A Campus Recreation contest welcomed dozens of students to the high seas of Beck Pool on Friday to see which team could keep its canoe afloat the longest while strafing competitors with pails of water.

VIEW A PHOTO GALLERY of “BATTLESHIP”

It doesn’t take torpedoes to sink a canoe. Large buckets of water do just fine.

Fifty-four students took part in Campus Recreation’s inaugural “Battleship” event Friday afternoon in Beck Pool with cheers, squeals, laughter and the occasional salute as sailors went down with their sinking ships.

Teams of three were each assigned to one of six canoes “armed” with buckets and defended by foam mats that deflected incoming water. The size of the event required three preliminary rounds where the last two canoes to stay afloat in each heat advanced to a championship round.

“The Untouchables,” a team comprised of Elon University senior Lia Webb and sophomores Shea Heavey and Kayla Hammer, captured the crown at the end of the afternoon. The trio outlasted second place finisher “Team Submarine,” made up of freshmen Chuckie Hawes, Brian Meko and Andrew Van Hoof.

More than anything, “Battleship” on March 14, 2014, afforded Elon University students a chance to build community and make new friends with the approach of midterms and Spring Break. Winning was secondary.

After all, students said, there isn’t much strategizing to be done after the whistles sound. Attack your opponents and hope for the best.

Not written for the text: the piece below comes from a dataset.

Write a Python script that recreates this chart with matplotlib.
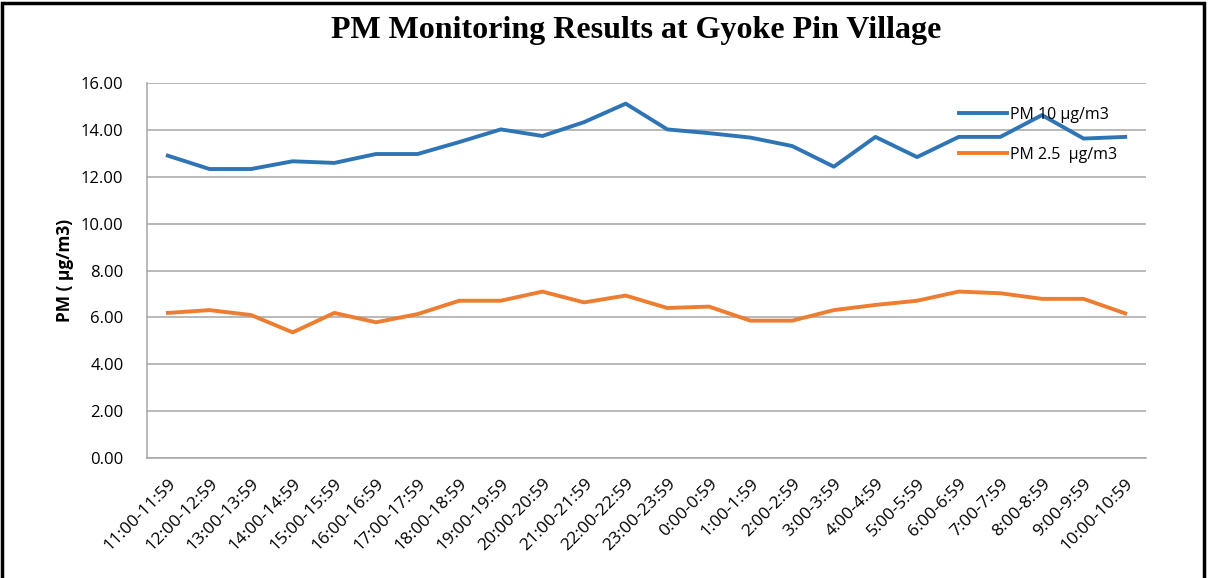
import matplotlib
matplotlib.use('Agg')
import matplotlib.pyplot as plt
import numpy as np

hours = ['11:00-11:59', '12:00-12:59', '13:00-13:59', '14:00-14:59', '15:00-15:59',
         '16:00-16:59', '17:00-17:59', '18:00-18:59', '19:00-19:59', '20:00-20:59',
         '21:00-21:59', '22:00-22:59', '23:00-23:59', '0:00-0:59', '1:00-1:59',
         '2:00-2:59', '3:00-3:59', '4:00-4:59', '5:00-5:59', '6:00-6:59',
         '7:00-7:59', '8:00-8:59', '9:00-9:59', '10:00-10:59']
pm10 = [12.90, 12.33, 12.33, 12.66, 12.59, 12.97, 12.97, 13.48, 14.02, 13.74,
        14.33, 15.12, 14.02, 13.86, 13.67, 13.31, 12.43, 13.70, 12.84, 13.70,
        13.70, 14.63, 13.63, 13.70]
pm25 = [6.19, 6.31, 6.10, 5.36, 6.19, 5.79, 6.14, 6.71, 6.71, 7.10,
        6.64, 6.93, 6.40, 6.46, 5.86, 5.86, 6.31, 6.53, 6.71, 7.10,
        7.03, 6.79, 6.79, 6.17]
yticks = np.arange(0, 16.01, 2)

BLUE = '#2f75b5'
ORANGE = '#ed7d31'
GRID = '#a6a6a6'

fig = plt.figure(figsize=(12.08, 5.78), dpi=100)
ax = fig.add_axes([0.1217, 0.2076, 0.8270, 0.6488])

x = np.arange(len(hours))
ax.plot(x, pm10, color=BLUE, linewidth=2.8, label='PM 10 µg/m3', solid_joinstyle='round')
ax.plot(x, pm25, color=ORANGE, linewidth=2.8, label='PM 2.5  µg/m3', solid_joinstyle='round')

ax.set_xlim(-0.5, len(hours) - 0.5)
ax.set_ylim(0, 16)
ax.set_yticks(yticks)
ax.set_yticklabels([f'{v:.2f}' for v in yticks], fontsize=12, family='Open Sans')
ax.set_xticks(x)
ax.set_xticklabels(hours, rotation=45, ha='right', rotation_mode='anchor',
                   fontsize=12.5, family='Open Sans')
ax.tick_params(axis='y', length=0, pad=17)
ax.tick_params(axis='x', length=0, pad=13)
ax.grid(axis='y', color=GRID, linewidth=1.1)
ax.set_axisbelow(True)
for s in ['top', 'right']:
    ax.spines[s].set_visible(False)
for s in ['left', 'bottom']:
    ax.spines[s].set_color(GRID)
    ax.spines[s].set_linewidth(1.1)

ax.set_ylabel('PM ( µg/m3)', fontsize=12.5, fontweight='bold', family='Open Sans', labelpad=5)

fig.text(0.527, 0.947, 'PM Monitoring Results at Gyoke Pin Village', ha='center', va='center',
         fontsize=23, fontweight='bold', family='Liberation Serif')

leg = ax.legend(loc='upper right', bbox_to_anchor=(0.985, 0.975), frameon=False,
                prop={'family': 'Open Sans', 'size': 11.5}, labelspacing=1.5,
                handlelength=3.0, handletextpad=0.15)

# outer chart frame
fig.patches.append(plt.Rectangle((0.002, -0.01), 0.995, 1.005, transform=fig.transFigure,
                                 fill=False, edgecolor='black', linewidth=2.5))

fig.savefig('out.png', dpi=100)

“Once you go out there, you can’t control a lot. You throw water and have fun!” said freshman biochemistry major Susan Reynolds, who convinced several friends to take part in the event. “The boat goes where it wants to go, and the water goes where it wants to go!”

Rules prohibited students from bailing water out of their canoes. And once the number of boats dwindled, additional obstacles were introduced, such as eliminated teams being allowed to throw water from the pool deck and lifeguards pushing ships toward each other.

Violations resulted in water being added to the offending boat or, after two offenses, disqualification.

Nor did treaties work out well for some teams. “We made truces with three boats,” said freshman Justin Vieira, a strategic communications major from Rhode Island whose team “Don’t Sink” couldn’t live up to its name. “They turned on us in the end.”

Of course, sometimes it’s simple physics that ends your chances. Senior Baden Piland, junior Matt Johnston and sophomore Rob Britt discovered that three larger men in a canoe dropped their ship lower in the water than lighter competitors. There’s was an early exit from the first round – but that didn’t matter.

“It’s something fun and unique to do with friends,” Britt said.